Scott Davis, the 44th ward's unusually active Chicago Republican Party committeeman, slammed Tunney's approach to the Wrigley renovation negotiations Tuesday, saying the alderman needs to get a deal done.

"He's holding up serious redevelopment dollars that the Cubs are bringing to the table," said Davis, who has been part of Chicago's GOP party since last year. "If you don't have the Cubs and Wrigley Field, why would anyone bring investment dollars to the area?"

The government needs to step aside and let the privately owned Cubs go through with their plans, which include more night games, concerts, gameday closing of Sheffield Ave. to create a street festival, increased signage for advertisers and a new 6,000-square-foot Jumbotron in left field.

"I’m just trying to stand up for free market principals and private property rights, and the greater interest of the community," he said. "The Wrigleyville market will take care of itself if we just let it work."

Tunney did not respond to Davis' remarks, but his staff pointed to the alderman's most recent comments that said quality of life issues like traffic and night games needed to be addressed before negotiations could finish.

Cubs spokesman Julian Green said the team has never interacted with Davis.

The Chicago GOP has a committeeman in all 50 wards, but Davis is one of the most active committeemen, said Chris Cleveland, vice chairman of the party.

"Scott has been very, very good," he said.

Davis is more vocal for a reason: He's an active Libertarian who wants to see the party focus more on free enterprise. He even acted as the Illinois state chairman for Ron Paul's 2012 campaign for president.

He ran for ward committeemen to make free enterprise ideas more visible to north siders. Now he said he's part of "a small liberty movement in Chicago." Davis is in the 44th, David Ratowitz is in the 47th and Marty Phelan is in the 2nd.

"My larger mission is to help rebrand the Republican party into a more Libertarian view that can appeal to a broader voter demographic on freedom issues and free market issues," Davis said.

The hope: Being vocal will attract people in the ward with similar views. He knows it's "an uphill battle" to promote Republican values in a Democrat-heavy ward like the 44th, he said. 

But more than 2,100 people in the ward cast votes in the Republican primaries for the 2012 presidential election, according to the Chicago Board of Election Commissioners.
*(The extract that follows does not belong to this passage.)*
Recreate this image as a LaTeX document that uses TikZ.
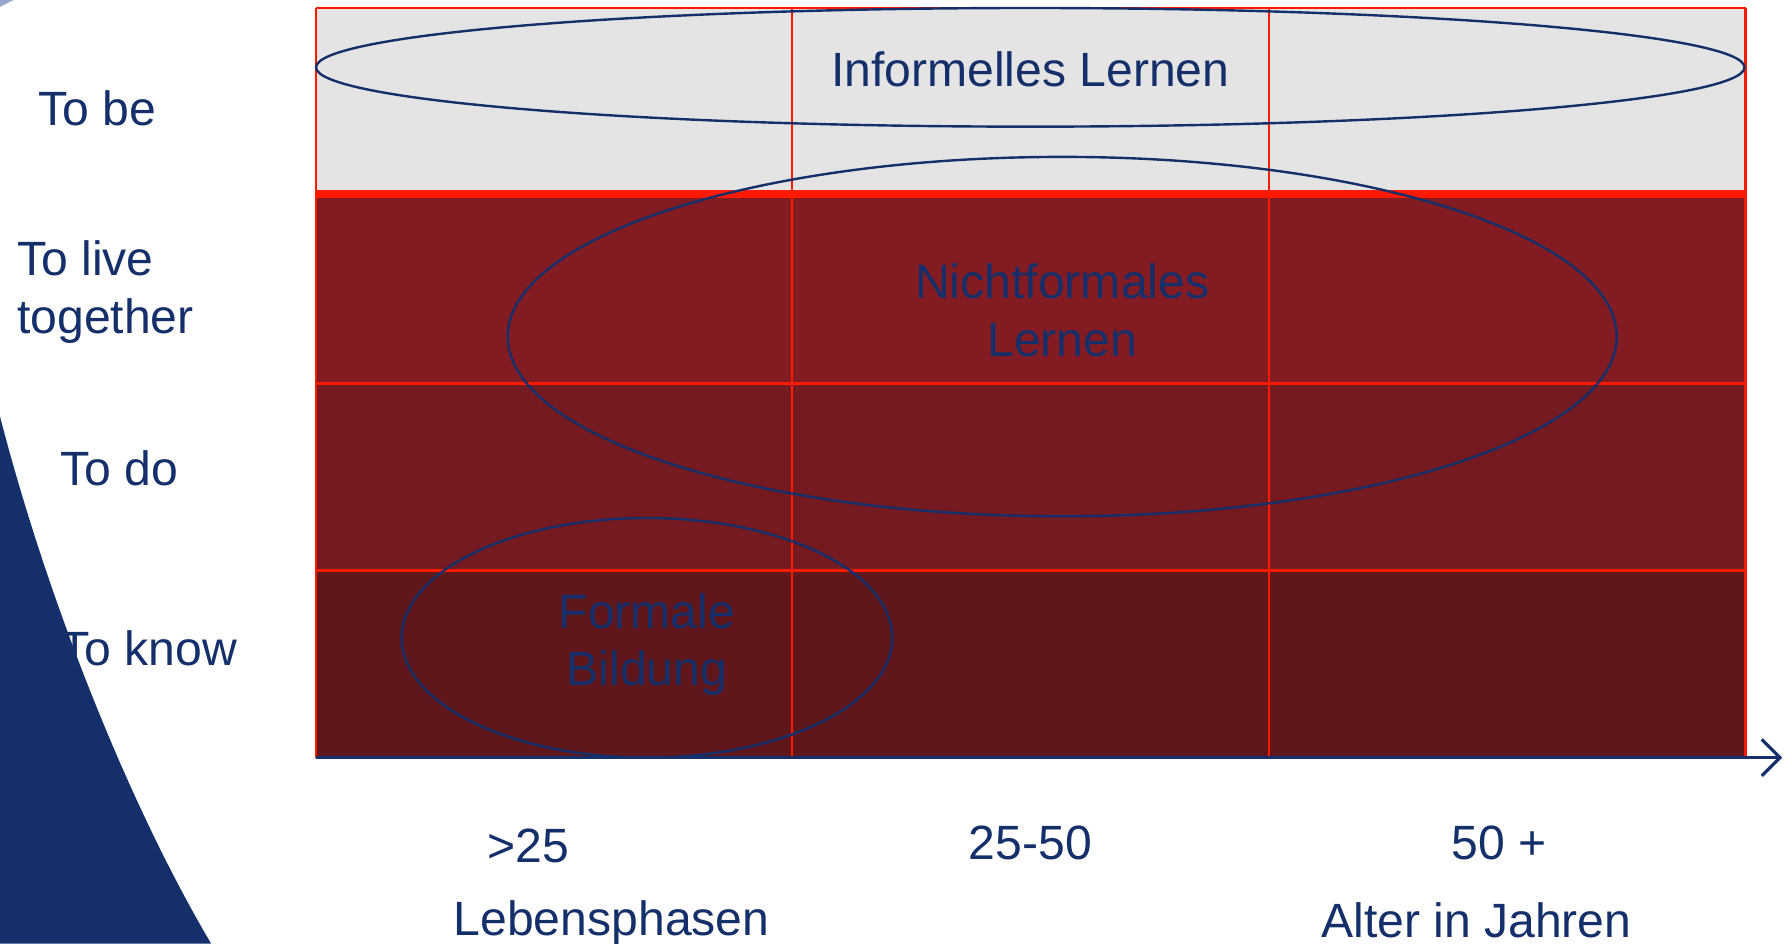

Nearly 13 percent of them voted for Paul.

That's compared to more than 3,600 registered Democrats in the ward that voted in the 2012 presidential primaries.

Davis admits that he's not far yet with just 200 people on his email list, but the ward has a lot of Republican potential, he said. Davis has just heard of Wrigleyville Neighbors, the group that supports Cubs renovations, and plans to reach out to them for mutual support, he said.

He said he agreed with all of their points: Residents knew traffic would be an issue when they moved in, and this is a great opportunity for government-free development, he said.

"Activism around issues important to me is an important part of creating a community of Republicans," Davis said. "We need to discover each other, network with each other."